WAIMEA, HAWAII -- Given its fragile and unusually rich ecology, the Hawaiian island of Kauai seems ill-suited as a site for agricultural experiments that use heavy amounts of toxic chemicals. But four transnational corporations -- BASF Plant Science, Dow AgroSciences, DuPont Pioneer, and Syngenta -- have been doing just those kinds of experiments here for about two decades, extensively spraying pesticides on their GMO test fields. As a result, the landscape on the southwest corner of the island, around the town of Waimea, has become one of the most toxic chemical environments in all of American agriculture.
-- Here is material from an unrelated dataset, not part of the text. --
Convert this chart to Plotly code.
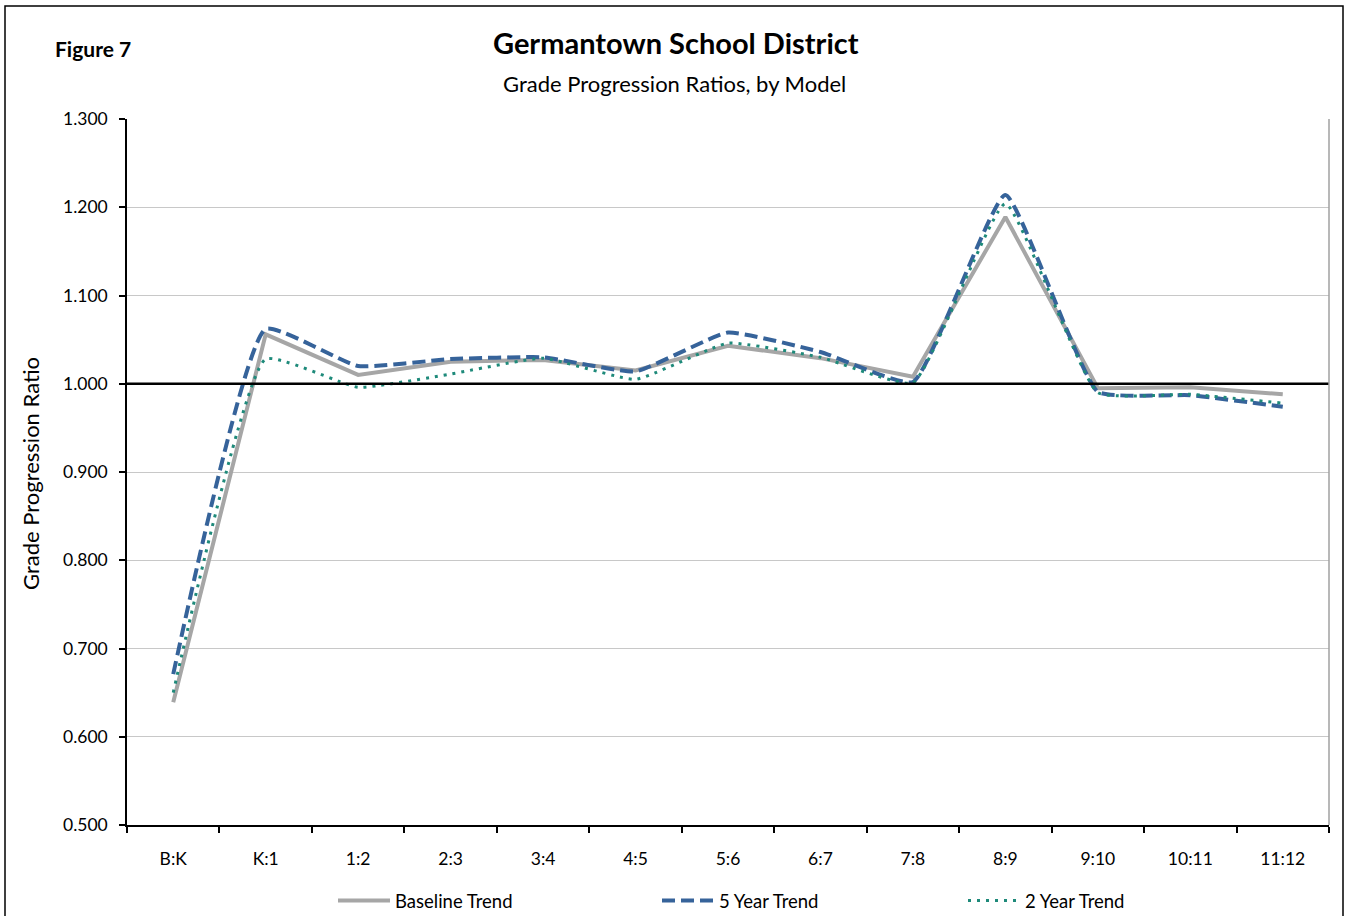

This poses serious risks for the people of Kauai, as I've documented, but even less noticed are the hazards posed to the unique flora and fauna of the island and the coral reefs just off its shores. Each of the seven highly toxic pesticides most commonly used by the GMO giants on Kauai (alachlor, atrazine, chlorpyrifos, methomyl, metolachlor, paraquat, and permethrin) is known to be toxic to wildlife, plants, or both.
The isolated geography of Kauai has fostered the evolution of a great diversity of birds, bugs, and plants. Kauai has more unique species -- species that live only on the island -- than anywhere else in the world, said Carl Berg, an ecologist and long-time advocate for clean water with the Kauai chapter of the Surfrider Foundation. Berg and others fear that these endemic species are being put at great risk of extinction by exposure to the chemicals, though he says he has no idea the extent of the damage.